I started talking to a friend again. I lost him last year. These deaths have really helped me refocus my life. I emailed him, and he was surprisingly happy. He was really happy in fact. He wrote me back a really long email and that was really good. I was happy, and so was he. Now we've been talking nonstop. He used to be my best friend and i hope we are right on track now. It's good, and life is good. We should stop worrying about the drama, and everything and just live life. Be happy.
Thursday, May 21, 2009
here comes the sun
Here I am again, writing another blog! I suck at writing blogs. It's pretty much only a diary to me...and I don't know who is reading this, but sorry.
Wednesday, May 20, 2009
You know what I hate more than anything? When people aren't real. There's this guy... Yeah..I know a guy.
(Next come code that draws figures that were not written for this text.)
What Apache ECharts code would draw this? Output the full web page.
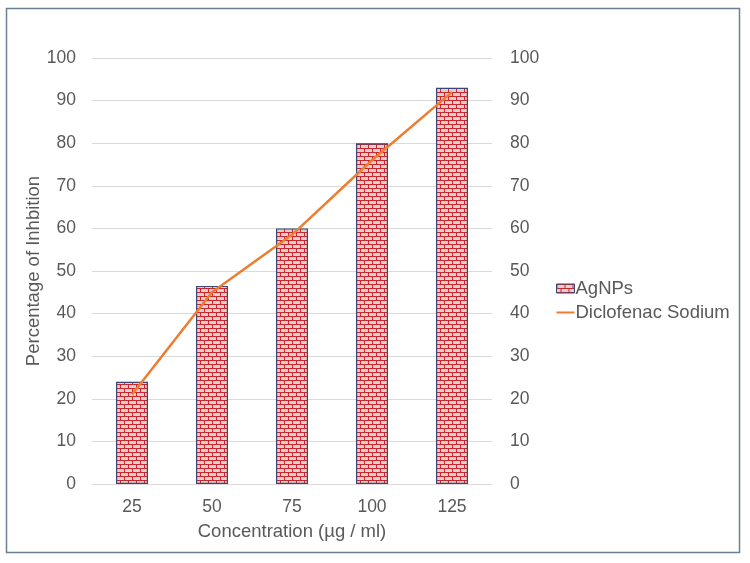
<!DOCTYPE html>
<html><head><meta charset="utf-8">
<script src="https://cdn.jsdelivr.net/npm/echarts@6/dist/echarts.min.js"></script>
<style>html,body{margin:0;padding:0;background:#fff}#c{width:750px;height:563px}</style>
</head><body><div id="c"></div>
<script>
const categories = ['25', '50', '75', '100', '125'];
const agnps = [24, 46.5, 60, 80, 93];
const diclofenac = [21, 45, 58.5, 76, 92];

// brick pattern
function brick() {
  const pc = document.createElement('canvas');
  pc.width = 8; pc.height = 8;
  const g = pc.getContext('2d');
  g.fillStyle = '#ddd0d0'; g.fillRect(0, 0, 8, 8);
  g.fillStyle = '#c8282e';
  g.fillRect(0, 0, 8, 1);
  g.fillRect(0, 4, 8, 1);
  g.fillRect(0, 0, 1, 4);
  g.fillRect(4, 4, 1, 4);
  return pc;
}
const pc = brick();

const chart = echarts.init(document.getElementById('c'), null, {renderer: 'canvas'});
const font = 'Liberation Sans, Arial, sans-serif';
chart.setOption({
  animation: false,
  textStyle: {fontFamily: font},
  grid: {left: 92, right: 258, top: 58, bottom: 79},
  xAxis: {
    type: 'category', data: categories,
    axisLine: {lineStyle: {color: '#d9d9d9'}},
    axisTick: {show: false},
    axisLabel: {color: '#595959', fontSize: 17.5, margin: 14},
    name: 'Concentration (µg / ml)', nameLocation: 'middle', nameGap: 38,
    nameTextStyle: {color: '#595959', fontSize: 18.5}
  },
  yAxis: [{
    type: 'value', min: 0, max: 100, interval: 10,
    axisLine: {show: false}, axisTick: {show: false},
    splitLine: {lineStyle: {color: '#d9d9d9'}},
    axisLabel: {color: '#595959', fontSize: 17.5, margin: 16},
    name: 'Percentage of Inhbition', nameLocation: 'middle', nameGap: 49,
    nameMoveOverlap: false,
    nameTextStyle: {color: '#595959', fontSize: 18.5}
  }, {
    type: 'value', min: 0, max: 100, interval: 10, position: 'right',
    axisLine: {show: false}, axisTick: {show: false}, splitLine: {show: false},
    axisLabel: {color: '#595959', fontSize: 17.5, margin: 18}
  }],
  legend: {
    orient: 'vertical', left: 551, top: 274, itemGap: 5,
    itemWidth: 18, itemHeight: 9,
    textStyle: {color: '#595959', fontSize: 18.5, padding: [0,0,0,-4]},
    data: [
      {name: 'AgNPs', icon: 'rect', itemStyle: {color: {image: pc, repeat: 'repeat'}, borderColor: '#3a4673', borderWidth: 1}},
      {name: 'Diclofenac Sodium', icon: 'path://M0,4L18,4L18,6L0,6Z', itemStyle: {color: '#ed7d31', borderWidth: 0}}
    ]
  },
  series: [{
    name: 'AgNPs', type: 'bar', data: agnps, barWidth: 32, yAxisIndex: 0,
    itemStyle: {color: {image: pc, repeat: 'repeat'}, borderColor: '#3a4673', borderWidth: 1.2}
  }, {
    name: 'Diclofenac Sodium', type: 'line', data: diclofenac, yAxisIndex: 1,
    symbol: 'none', lineStyle: {color: '#ed7d31', width: 2.5},
    itemStyle: {color: '#ed7d31'}
  }],
  graphic: [{
    type: 'rect', shape: {x: 6.5, y: 8.5, width: 733, height: 544},
    style: {fill: 'none', stroke: '#6b7f95', lineWidth: 1.5}, silent: true
  }]
});
</script></body></html>
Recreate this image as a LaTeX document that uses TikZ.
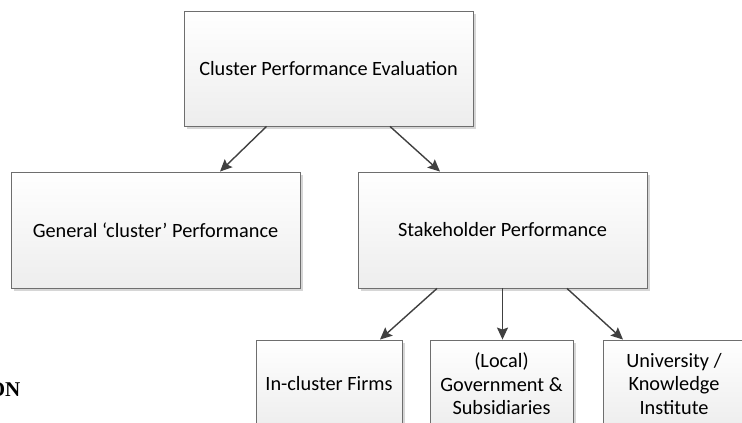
\documentclass[tikz,border=0pt]{standalone}
\usepackage{fontspec}
\setmainfont{Carlito}
\newfontfamily\headserif{Liberation Serif}
\usetikzlibrary{arrows.meta,shadows}
\definecolor{boxline}{HTML}{6E6E6E}
\definecolor{arrowgray}{HTML}{404040}
\tikzset{
    chartbox/.style={draw=boxline, line width=0.9pt, top color=white, bottom color=gray!14,
        drop shadow={shadow xshift=2.5pt, shadow yshift=-2.5pt, fill=black, opacity=0.16},
        align=center, inner sep=0pt, font=\fontsize{20.3}{23.5}\selectfont},
    bigbox/.style={chartbox, minimum width=289pt, minimum height=116pt},
    leafbox/.style={chartbox, minimum height=88pt},
    link/.style={draw=arrowgray, line width=1.4pt, -{Stealth[length=12pt,width=11pt,inset=2pt]}}
}
\begin{document}
\begin{tikzpicture}[x=1pt,y=-1pt]
        \useasboundingbox (0,0) rectangle (742,423);
        \clip (0,0) rectangle (742,423);
        \node[bigbox, minimum height=115pt] (eval)    at (328.5,68.5) {Cluster Performance Evaluation};
        \node[bigbox]                       (general) at (155.5,230)  {General `cluster' Performance};
        \node[bigbox]                       (stake)   at (502.5,230)  {Stakeholder Performance};
        \node[leafbox, minimum width=146pt] (firms)   at (329,384)    {In-cluster Firms};
        \node[leafbox, minimum width=143pt] (gov)     at (501.5,384)  {(Local)\\Government \&\\Subsidiaries};
        \node[leafbox, minimum width=142pt] (univ)    at (674,384)    {University /\\Knowledge\\Institute};
        \node[anchor=base east, inner sep=0pt, font=\headserif\bfseries\fontsize{21}{21}\selectfont] (cut) at (20.5,396) {ON};
        \draw[link] ([xshift=-62pt]eval.south)  -- ([xshift=64.5pt]general.north);
        \draw[link] ([xshift=61.5pt]eval.south) -- ([xshift=-62.5pt]stake.north);
        \draw[link] ([xshift=-65.5pt]stake.south) -- ([xshift=51pt]firms.north);
        \draw[link] (stake.south) -- ([xshift=1pt]gov.north);
        \draw[link] ([xshift=64.5pt]stake.south) -- ([xshift=-51pt]univ.north);
    \end{tikzpicture}
\end{document}
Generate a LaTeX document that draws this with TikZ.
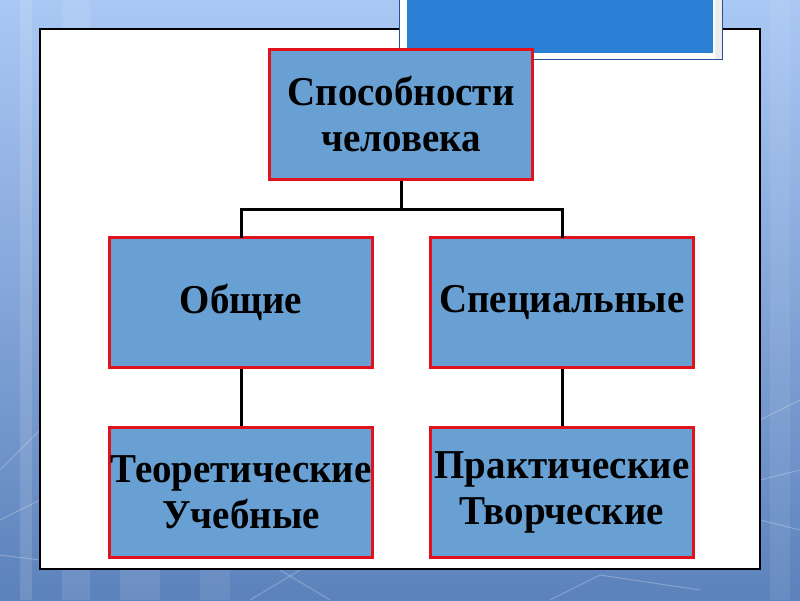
\documentclass[tikz,border=0pt]{standalone}
\usepackage{fontspec}
\setmainfont{Liberation Serif}
\usetikzlibrary{positioning,calc}
\definecolor{boxblue}{RGB}{104,160,212}
\definecolor{boxred}{RGB}{226,18,28}
\definecolor{topblue}{RGB}{42,126,212}
\definecolor{bgtop}{RGB}{170,200,244}
\definecolor{bgbot}{RGB}{92,130,188}
\definecolor{edgeblue}{RGB}{40,80,150}
\newcommand{\sqz}[1]{\scalebox{0.95}[1]{#1}}
\tikzset{
  chartbox/.style={draw=boxred, fill=boxblue, line width=3pt, minimum width=263pt, minimum height=130pt,
    align=center, inner sep=0pt, font=\bfseries\fontsize{41}{46}\selectfont},
  link/.style={draw=black, line width=3pt},
  faint/.style={draw=white, opacity=0.25, line width=1pt}
}
\begin{document}
\begin{tikzpicture}[x=1pt,y=-1pt]
\useasboundingbox (0,0) rectangle (800,600);
% background
\shade[top color=bgtop, bottom color=bgbot] (0,0) rectangle (800,600);
\fill[white, opacity=0.12] (20,0) rectangle (32,600);
\fill[white, opacity=0.10] (62,0) rectangle (90,600);
\fill[white, opacity=0.08] (770,0) rectangle (790,600);
\fill[white, opacity=0.10] (120,570) rectangle (160,600);
\fill[white, opacity=0.08] (200,570) rectangle (230,600);
\draw[faint] (0,470) -- (40,430);
\draw[faint] (0,520) -- (40,500);
\draw[faint] (0,555) -- (40,560);
\draw[faint] (760,420) -- (800,400);
\draw[faint] (760,480) -- (800,470);
\draw[faint] (760,520) -- (800,530);
\draw[faint] (250,600) -- (300,570);
\draw[faint] (280,570) -- (330,600);
\draw[faint] (550,600) -- (600,575);
\draw[faint] (600,575) -- (700,590);
% white panel
\draw[fill=white, line width=1.2pt] (40,29) rectangle (760,569);
% top blue title rectangle
\draw[draw=edgeblue, fill=white, line width=0.6pt] (399,-2) rectangle (722,59);
\fill[gray!15] (715,-2) rectangle (721.5,58.5);
\fill[topblue] (407,0) rectangle (713,53);
% nodes
\node[chartbox] (top) at (401,114.5) {\sqz{Способности}\\\sqz{человека}};
\node[chartbox] (gen) at (241,302.5) {\sqz{Общие}};
\node[chartbox] (spec) at (562,302.5) {\sqz{Специальные}};
\node[chartbox] (theo) at (241,492) {\sqz{Теоретические}\\\sqz{Учебные}};
\node[chartbox] (prac) at (562,492) {\sqz{Практические}\\\sqz{Творческие}};
% connectors
\coordinate (j) at ($(top.south)+(0,28)$);
\draw[link] (top.south) -- (j);
\draw[link, line cap=rect] (gen.north) |- (j) -| (spec.north);
\draw[link] (gen.south) -- (theo.north);
\draw[link] (spec.south) -- (prac.north);
\end{tikzpicture}
\end{document}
He has the potential to be amazing. I've seen it in him. I've felt it in his kiss. He could be awesome, and possibly the one for me. One problem: He can't get over himself. He has this show of putting himself on, like he has to prove something to someone out there. When he's around me he's awesome, which is very rare because he's so worried about his reputation. The thing that I don't get is why he's so scared to like me. HIs friends all like me, I just don't get it. Something happened one night, and maybe that was a mistake, but still it taught me that he can be a beautiful person. I just wish he would show it.
Zach was also a beautiful person. Always smiling and laughing. And did he ever have a faith on fire. He was always witnessing his faith to people, and I'm so glad to have met him. This whole death thing has really shaken me up. It has helped me refocus my life though, and what I'm meant to do on this earth. It's not to get a job, have kids, get married... find the love of my life, it's to proclaim his gospel far and near, and I should stop worrying about stuff like ABOVE! But we have a sinful nature. After this happened, I'm so excited to get out into the world and spread the gospel to people. This has helped me realize that I need to be telling people all the time. I need to look to the cross.
Zach,
You were awesome, and I'm so glad to have been your friend. You were and still are an inspiration to me. Have so much fun in heaven. "You know what's good about hearing the birds chirp? It lets you know you're alive." I love that quote of yours. You always wanted wings, and now you have them :) I love you Zach.